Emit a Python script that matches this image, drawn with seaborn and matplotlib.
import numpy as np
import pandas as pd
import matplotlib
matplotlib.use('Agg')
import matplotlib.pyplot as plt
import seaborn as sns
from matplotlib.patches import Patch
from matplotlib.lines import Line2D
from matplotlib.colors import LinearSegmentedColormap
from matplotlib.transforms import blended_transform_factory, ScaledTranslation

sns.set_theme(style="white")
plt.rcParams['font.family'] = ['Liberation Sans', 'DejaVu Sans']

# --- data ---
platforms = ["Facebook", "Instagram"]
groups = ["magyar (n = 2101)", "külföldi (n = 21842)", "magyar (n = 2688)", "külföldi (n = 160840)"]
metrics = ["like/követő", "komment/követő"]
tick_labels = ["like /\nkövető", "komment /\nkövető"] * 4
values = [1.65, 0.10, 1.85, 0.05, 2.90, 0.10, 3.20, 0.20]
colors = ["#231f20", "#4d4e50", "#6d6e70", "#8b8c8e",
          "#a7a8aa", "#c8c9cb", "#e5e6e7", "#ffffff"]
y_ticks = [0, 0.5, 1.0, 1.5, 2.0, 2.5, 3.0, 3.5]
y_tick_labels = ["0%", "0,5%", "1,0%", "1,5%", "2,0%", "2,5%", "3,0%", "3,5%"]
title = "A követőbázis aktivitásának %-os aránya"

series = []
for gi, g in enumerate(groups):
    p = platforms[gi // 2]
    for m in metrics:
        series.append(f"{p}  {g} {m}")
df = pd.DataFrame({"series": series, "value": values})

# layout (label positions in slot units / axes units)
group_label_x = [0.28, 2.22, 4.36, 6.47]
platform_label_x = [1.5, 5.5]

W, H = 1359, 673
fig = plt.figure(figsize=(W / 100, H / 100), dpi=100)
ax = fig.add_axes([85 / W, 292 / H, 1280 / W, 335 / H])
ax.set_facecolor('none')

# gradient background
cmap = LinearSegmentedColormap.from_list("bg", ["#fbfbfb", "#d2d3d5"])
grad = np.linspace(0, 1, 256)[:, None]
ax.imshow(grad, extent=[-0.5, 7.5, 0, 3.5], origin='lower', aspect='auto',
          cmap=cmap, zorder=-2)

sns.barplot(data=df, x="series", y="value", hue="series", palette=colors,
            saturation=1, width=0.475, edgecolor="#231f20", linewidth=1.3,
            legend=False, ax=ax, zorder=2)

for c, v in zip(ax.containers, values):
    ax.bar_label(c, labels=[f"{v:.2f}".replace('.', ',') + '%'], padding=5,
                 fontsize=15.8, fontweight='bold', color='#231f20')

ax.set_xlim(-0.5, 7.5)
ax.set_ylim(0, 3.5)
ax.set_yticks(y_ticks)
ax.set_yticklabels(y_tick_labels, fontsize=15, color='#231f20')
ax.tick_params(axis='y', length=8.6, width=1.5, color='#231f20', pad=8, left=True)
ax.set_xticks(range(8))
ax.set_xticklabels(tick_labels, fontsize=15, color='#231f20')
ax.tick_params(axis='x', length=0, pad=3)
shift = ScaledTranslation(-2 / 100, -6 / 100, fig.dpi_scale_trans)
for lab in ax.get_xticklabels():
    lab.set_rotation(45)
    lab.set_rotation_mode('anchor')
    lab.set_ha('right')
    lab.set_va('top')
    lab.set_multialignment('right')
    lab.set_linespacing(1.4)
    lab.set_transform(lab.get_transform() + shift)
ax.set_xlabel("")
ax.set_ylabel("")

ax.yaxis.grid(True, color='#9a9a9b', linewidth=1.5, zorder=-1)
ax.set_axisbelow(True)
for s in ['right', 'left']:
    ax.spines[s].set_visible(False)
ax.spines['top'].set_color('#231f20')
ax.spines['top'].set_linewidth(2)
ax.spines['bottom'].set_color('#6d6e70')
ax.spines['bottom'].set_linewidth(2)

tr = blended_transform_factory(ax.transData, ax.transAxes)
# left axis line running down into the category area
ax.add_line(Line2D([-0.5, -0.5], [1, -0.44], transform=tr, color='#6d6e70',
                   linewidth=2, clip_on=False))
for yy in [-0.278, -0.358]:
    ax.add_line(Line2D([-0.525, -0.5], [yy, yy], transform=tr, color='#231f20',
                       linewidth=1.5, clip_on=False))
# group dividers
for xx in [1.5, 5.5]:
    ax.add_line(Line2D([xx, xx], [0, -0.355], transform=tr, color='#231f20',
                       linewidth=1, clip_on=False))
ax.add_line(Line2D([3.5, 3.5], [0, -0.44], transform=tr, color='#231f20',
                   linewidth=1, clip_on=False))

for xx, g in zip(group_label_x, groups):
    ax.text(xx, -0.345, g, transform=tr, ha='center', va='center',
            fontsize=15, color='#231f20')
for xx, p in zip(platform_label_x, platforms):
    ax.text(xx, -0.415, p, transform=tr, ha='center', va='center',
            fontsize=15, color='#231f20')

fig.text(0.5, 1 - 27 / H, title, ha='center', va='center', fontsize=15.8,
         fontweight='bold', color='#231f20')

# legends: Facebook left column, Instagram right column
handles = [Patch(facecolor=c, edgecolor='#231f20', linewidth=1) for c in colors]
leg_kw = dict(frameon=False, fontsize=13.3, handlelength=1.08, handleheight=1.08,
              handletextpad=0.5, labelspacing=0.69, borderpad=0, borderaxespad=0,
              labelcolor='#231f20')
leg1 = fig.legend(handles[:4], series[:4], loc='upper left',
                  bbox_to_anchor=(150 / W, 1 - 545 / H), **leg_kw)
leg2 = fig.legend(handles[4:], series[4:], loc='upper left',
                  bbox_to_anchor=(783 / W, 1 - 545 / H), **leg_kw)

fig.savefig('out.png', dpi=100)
---
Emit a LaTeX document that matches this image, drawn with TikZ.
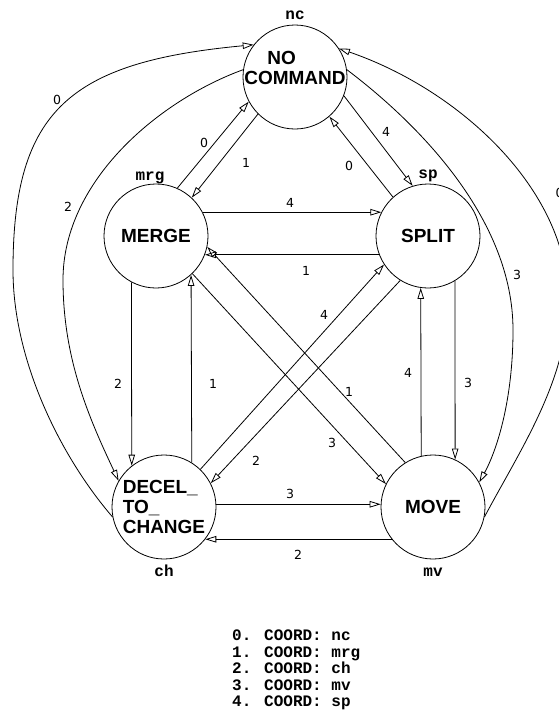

→ Directions:
Print the lines from the line with "Emit a Python" to the line with "plt.rcParams['font.family'] = ['Liberation" exactly, and print nothing else. Both of those lines are included.

→ Result of the exercise:
Emit a Python script that matches this image, drawn with seaborn and matplotlib.
import numpy as np
import pandas as pd
import matplotlib
matplotlib.use('Agg')
import matplotlib.pyplot as plt
import seaborn as sns
from matplotlib.patches import Patch
from matplotlib.lines import Line2D
from matplotlib.colors import LinearSegmentedColormap
from matplotlib.transforms import blended_transform_factory, ScaledTranslation

sns.set_theme(style="white")
plt.rcParams['font.family'] = ['Liberation Sans', 'DejaVu Sans']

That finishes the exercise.